This really makes me wonder. There's so many series where generic low-class bullying apparently gets to the og heroine, someone who was typically raised as a commoner, but honestly wouldn't someone raised as a commoner be a hell of a lot tougher than that? Why do they all just go crying to the nearest prince because they've heard a few mean words or their dress got dirty when they should've spent their lives out in the fields getting muddy or roughhousing with the boys?
Girls are just that mean-spirited and passive-aggressive towards other girls. Sure, commoners may have grown up in a more rustic lifestyle, but it also likely comes with a sense of community and camaraderie between the people involved, and everyone knows everyone there.
Nobles, on the other hand, living among the upper-class, are highly competitive to make achievements and gaining favors from those higher in the social ladder. There are those who are willing to work and earn those achievements with honest efforts, and then there are those who are more than happy to trip each other over so they can get ahead.

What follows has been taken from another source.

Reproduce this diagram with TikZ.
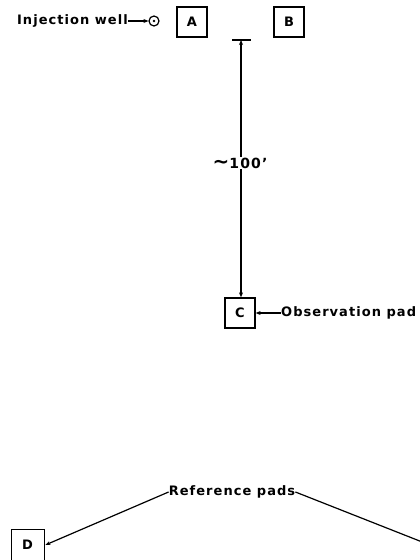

For an outsider like a commoner, practically an alien in a foreign land, of course they'll be discriminated by nobles through the best methods they know how, something that commoners are likely very unfamiliar with, and will be left feeling uneasy and in a difficult position as they have nobody to turn to. For commoner guys, it's likely getting roughhoused by the 'stronger, more talented' noble guys, and commoner girls, it's being the center of gossip, harassment, and getting their belongings destroyed.
It's a repeated trope, sure, but the context of how it came to be just makes sense if you think about it enough. They just see each other being so different enough that they aren't considered equals.